There are so many reviews already for this 2003 movie that I didn't think one more was necessary, however, I have read so much unjust criticism of the film with regard to stereotypes and the Italian characters that I thought perhaps a few home facts from an Italian native might be in order (and I will try my hardest not to give away the plot). For a start, the portrayal of the people is very well done, although it certainly shows Italians mostly on their best behaviour, but still very accurate. They are generally helpful, friendly and quick to accept Americans and other foreigners especially if the "stranieri" appear to sincerely appreciate a different lifestyle and don't focus entirely on the inefficiencies and shortcomings that go along with it. The scene in the notary's office is a very good example. The deal is done in a competent way but with a good dose of humanity. The people in the street scenes are as authentic as can be, they are Cortona residents and, unsurprisingly, speak with the local accent. The building crew are Polish and that explains their accents.
I was amazed to find so much venom directed at the Marcello character. His behaviour became perfectly understandable if one grasped the fact that months had elapsed between their initial meeting and the later one. The parade of potential builders is obviously meant to be a comic caricature of personalities, but it really doesn't stray too far from the truth. I have met people just like them. In fact, all the characters in the movie are fairly believable, the single exception being Ed, who (even considering his limited role) is completely wooden and exhibits the personality of the proverbial door-knob.
I detest the term "chick flick" and this film does not deserve it. I think the story was handled with such a soft, restrained hand that it was misinterpreted as being lightweight, when in fact it dealt undramatically with many human dramas. Not everything has to be guts and gore to be heart-felt. I thought Diane Lane gave a perfectly nuanced performance, her character suffered a great deal and yet she tried to handle the collapse of her marriage and ultimately her entire life in a dignified and adult way. Any sensitive person would feel her distress, no histrionics needed. The many supporting actors also gave warm, masterfully well-judged performances; particularly good, in my opinion, were Vincent Riotta, Lindsay Duncan and Pawel Szajda.
The single failing of the film might be that grasping a random opportunity and rebuilding a happy life out of the ruins of your previous one is too often a dream that does not come true, but I will never complain about an optimistic and uplifting viewpoint. It certainly beats the current fixation with wallowing in the ugliest and vilest possible view of mankind which so-called "serious" film makers try to pass off as gritty realism.

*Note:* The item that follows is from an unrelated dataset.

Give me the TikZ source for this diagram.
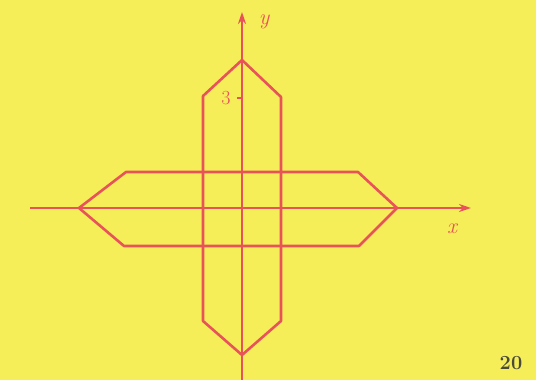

The photography is of the highest level, the Tuscan countryside and Positano coastline appear in all their glory (even off-season) and Audrey Wells did a great job of the screenplay and direction, despite the obvious technical challenges of adapting a book to the wide screen and, apparently, a tight budget. And finally, contrary to another common complaint, my OH and I both enjoy watching this beautiful production and do so at regular intervals whenever we need a bit of cheering up and a virtual visit to the Tuscany we know and love.